Due to his Autism, James also had a rigidity to him. He also saw things in black and white and as a result when John and James were left alone there would almost always be a huge blow out. Even if I was in the same house, but in a different room than them, something would almost always happen that resulted in some physical interaction.
James would claim that John grabbed his hand. John would deny it. I would see a red mark on James’ wrist. James would tell me that John picked him up and tossed him on the couch. John would say, “Well he was chasing Quinn and I couldn’t get him to stop so I had to”. James would have a large fit and throw things around the room and hit his father or his sister and say it was because something his father said or did made him angry.

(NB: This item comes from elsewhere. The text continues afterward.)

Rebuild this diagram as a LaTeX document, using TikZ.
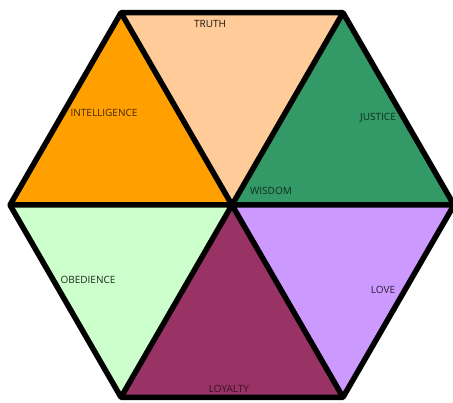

I would try to be the middle man and get to the bottom of things, but these interactions were extremely frequent and they both had little patience for each other.
Then Quinn started to complain. She’d be sobbing from the bottom of the stairs and when I asked what was wrong she told me “Daddy punched me on the nose” to which John would reply, “I did not! I bopped her.” I would frequently hear screaming and crying from the bathroom while he was helping her go potty and she would tell me, “Daddy slammed me on the potty because I wasn’t listening and going fast enough”.
These interactions became more and more frequent as the children got older and more independent minded. It got to the point where I started hitting record on my phone and recording some of these interactions. I would then send them to friends and ask them to keep them somewhere safe… just in case. I did my best to never leave John alone with the kids and if they claimed he did anything or I heard anything I would walk into the room and intervene. It ended up feeling like an “Us vs him” situation. He was always on the attack…. we were always on the defensive.
I wish I had been strong enough to leave sooner. I wish that I had called the police or DCF. He never beat my children….. but he was hurting them. He was emotionally abusive to them as well. He went right to intervening physically before even attempting a gentler approach.